§ GIVEN PROBLEM
Give the material once more, word for word, without any images.
-- START OF RECORDED DATA --
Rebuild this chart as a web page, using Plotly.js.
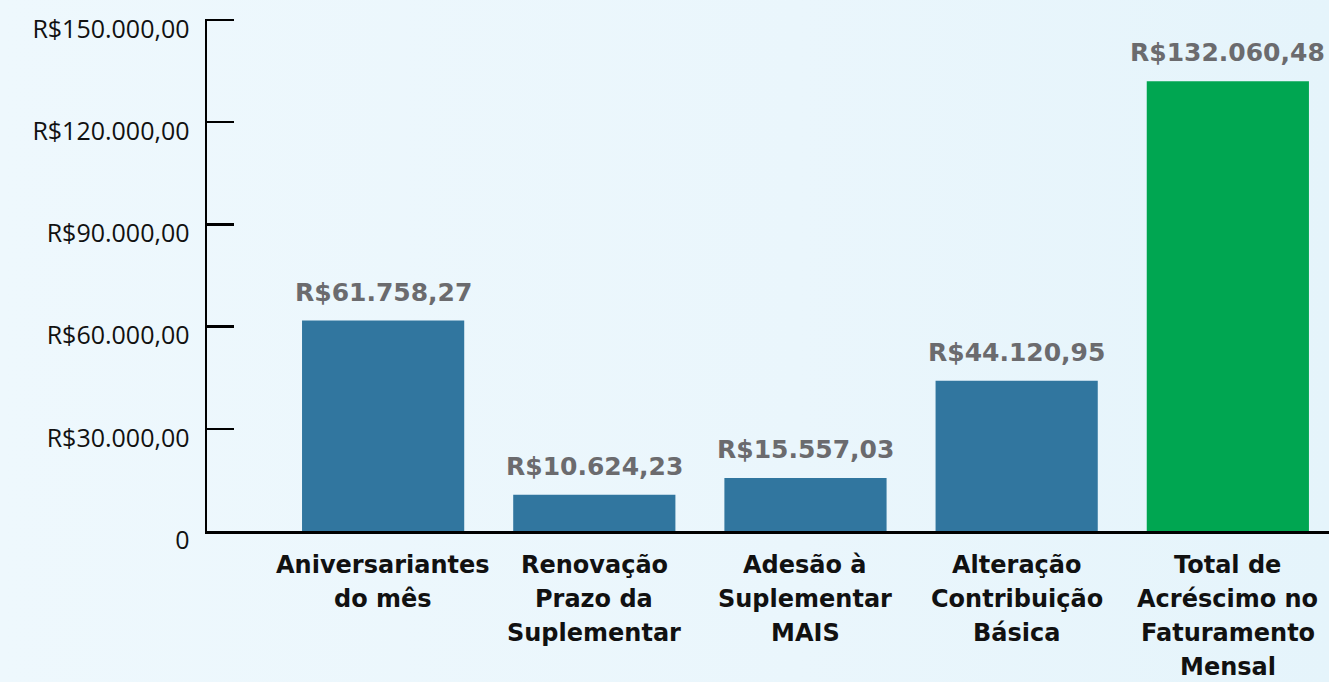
<!DOCTYPE html>
<html>
<head>
<meta charset="utf-8">
<script src="https://cdn.plot.ly/plotly-3.0.1.min.js"></script>
<style>
html,body{margin:0;padding:0;width:1329px;height:682px;overflow:hidden;
background:linear-gradient(90deg,#eef8fd 0%,#eaf6fc 60%,#e5f4fb 100%);}
#chart{width:1329px;height:682px;}
</style>
</head>
<body>
<div id="chart"></div>
<script>
const categories = [
  "Aniversariantes do mês",
  "Renovação Prazo da Suplementar",
  "Adesão à Suplementar MAIS",
  "Alteração Contribuição Básica",
  "Total de Acréscimo no Faturamento Mensal"
];
const labelLines = [
  ["Aniversariantes", "do mês"],
  ["Renovação", "Prazo da", "Suplementar"],
  ["Adesão à", "Suplementar", "MAIS"],
  ["Alteração", "Contribuição", "Básica"],
  ["Total de", "Acréscimo no", "Faturamento", "Mensal"]
];
const values = [61758.27, 10624.23, 15557.03, 44120.95, 132060.48];
const barColors = ["#31769f", "#31769f", "#31769f", "#31769f", "#00a651"];
const tickValues = [0, 30000, 60000, 90000, 120000, 150000];
const tickLabels = ["0", "R$30.000,00", "R$60.000,00", "R$90.000,00", "R$120.000,00", "R$150.000,00"];

function brl(v) {
  const s = v.toFixed(2).split(".");
  const intPart = s[0].replace(/\B(?=(\d{3})+(?!\d))/g, ".");
  return "R$" + intPart + "," + s[1];
}

const annotations = [];
categories.forEach((c, i) => {
  annotations.push({
    x: c, y: values[i], xref: "x", yref: "y",
    text: brl(values[i]), showarrow: false,
    yanchor: "bottom", yshift: 12,
    font: {family: "DejaVu Sans", size: 25, color: "#6b6b6e", weight: "bold"}
  });
  labelLines[i].forEach((ln, j) => {
    annotations.push({
      x: c, y: 0, xref: "x", yref: "y",
      text: "<b>" + ln + "</b>", showarrow: false,
      yanchor: "middle", yshift: -(34 + j * 34),
      font: {family: "DejaVu Sans", size: 24, color: "#111111"}
    });
  });
});

const trace = {
  type: "bar",
  x: categories,
  y: values,
  marker: {color: barColors},
  hoverinfo: "none"
};

const layout = {
  width: 1329, height: 682,
  margin: {l: 207, r: 0, t: 19, b: 151, pad: 0},
  paper_bgcolor: "rgba(0,0,0,0)",
  plot_bgcolor: "rgba(0,0,0,0)",
  bargap: 0.232,
  showlegend: false,
  xaxis: {
    type: "category",
    range: [-0.834, 4.479],
    showticklabels: false,
    ticks: "",
    showgrid: false,
    zeroline: false,
    showline: true, linecolor: "#000000", linewidth: 2.5
  },
  yaxis: {
    range: [0, 150300],
    tickvals: tickValues, ticktext: tickLabels,
    ticks: "inside", ticklen: 27, tickwidth: 2.5, tickcolor: "#000000",
    showgrid: false, zeroline: false,
    showline: true, linecolor: "#000000", linewidth: 2.5,
    ticklabelshift: 9,
    ticklabelstandoff: 10,
    tickfont: {family: "Open Sans", size: 25, color: "#111111"}
  },
  annotations: annotations
};

Plotly.newPlot("chart", [trace], layout, {displayModeBar: false, staticPlot: true});
</script>
</body>
</html>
-- END OF RECORDED DATA --
§ ANSWER IN FULL
Rebuild this chart as a web page, using Plotly.js.
<!DOCTYPE html>
<html>
<head>
<meta charset="utf-8">
<script src="https://cdn.plot.ly/plotly-3.0.1.min.js"></script>
<style>
html,body{margin:0;padding:0;width:1329px;height:682px;overflow:hidden;
background:linear-gradient(90deg,#eef8fd 0%,#eaf6fc 60%,#e5f4fb 100%);}
#chart{width:1329px;height:682px;}
</style>
</head>
<body>
<div id="chart"></div>
<script>
const categories = [
  "Aniversariantes do mês",
  "Renovação Prazo da Suplementar",
  "Adesão à Suplementar MAIS",
  "Alteração Contribuição Básica",
  "Total de Acréscimo no Faturamento Mensal"
];
const labelLines = [
  ["Aniversariantes", "do mês"],
  ["Renovação", "Prazo da", "Suplementar"],
  ["Adesão à", "Suplementar", "MAIS"],
  ["Alteração", "Contribuição", "Básica"],
  ["Total de", "Acréscimo no", "Faturamento", "Mensal"]
];
const values = [61758.27, 10624.23, 15557.03, 44120.95, 132060.48];
const barColors = ["#31769f", "#31769f", "#31769f", "#31769f", "#00a651"];
const tickValues = [0, 30000, 60000, 90000, 120000, 150000];
const tickLabels = ["0", "R$30.000,00", "R$60.000,00", "R$90.000,00", "R$120.000,00", "R$150.000,00"];

function brl(v) {
  const s = v.toFixed(2).split(".");
  const intPart = s[0].replace(/\B(?=(\d{3})+(?!\d))/g, ".");
  return "R$" + intPart + "," + s[1];
}

const annotations = [];
categories.forEach((c, i) => {
  annotations.push({
    x: c, y: values[i], xref: "x", yref: "y",
    text: brl(values[i]), showarrow: false,
    yanchor: "bottom", yshift: 12,
    font: {family: "DejaVu Sans", size: 25, color: "#6b6b6e", weight: "bold"}
  });
  labelLines[i].forEach((ln, j) => {
    annotations.push({
      x: c, y: 0, xref: "x", yref: "y",
      text: "<b>" + ln + "</b>", showarrow: false,
      yanchor: "middle", yshift: -(34 + j * 34),
      font: {family: "DejaVu Sans", size: 24, color: "#111111"}
    });
  });
});

const trace = {
  type: "bar",
  x: categories,
  y: values,
  marker: {color: barColors},
  hoverinfo: "none"
};

const layout = {
  width: 1329, height: 682,
  margin: {l: 207, r: 0, t: 19, b: 151, pad: 0},
  paper_bgcolor: "rgba(0,0,0,0)",
  plot_bgcolor: "rgba(0,0,0,0)",
  bargap: 0.232,
  showlegend: false,
  xaxis: {
    type: "category",
    range: [-0.834, 4.479],
    showticklabels: false,
    ticks: "",
    showgrid: false,
    zeroline: false,
    showline: true, linecolor: "#000000", linewidth: 2.5
  },
  yaxis: {
    range: [0, 150300],
    tickvals: tickValues, ticktext: tickLabels,
    ticks: "inside", ticklen: 27, tickwidth: 2.5, tickcolor: "#000000",
    showgrid: false, zeroline: false,
    showline: true, linecolor: "#000000", linewidth: 2.5,
    ticklabelshift: 9,
    ticklabelstandoff: 10,
    tickfont: {family: "Open Sans", size: 25, color: "#111111"}
  },
  annotations: annotations
};

Plotly.newPlot("chart", [trace], layout, {displayModeBar: false, staticPlot: true});
</script>
</body>
</html>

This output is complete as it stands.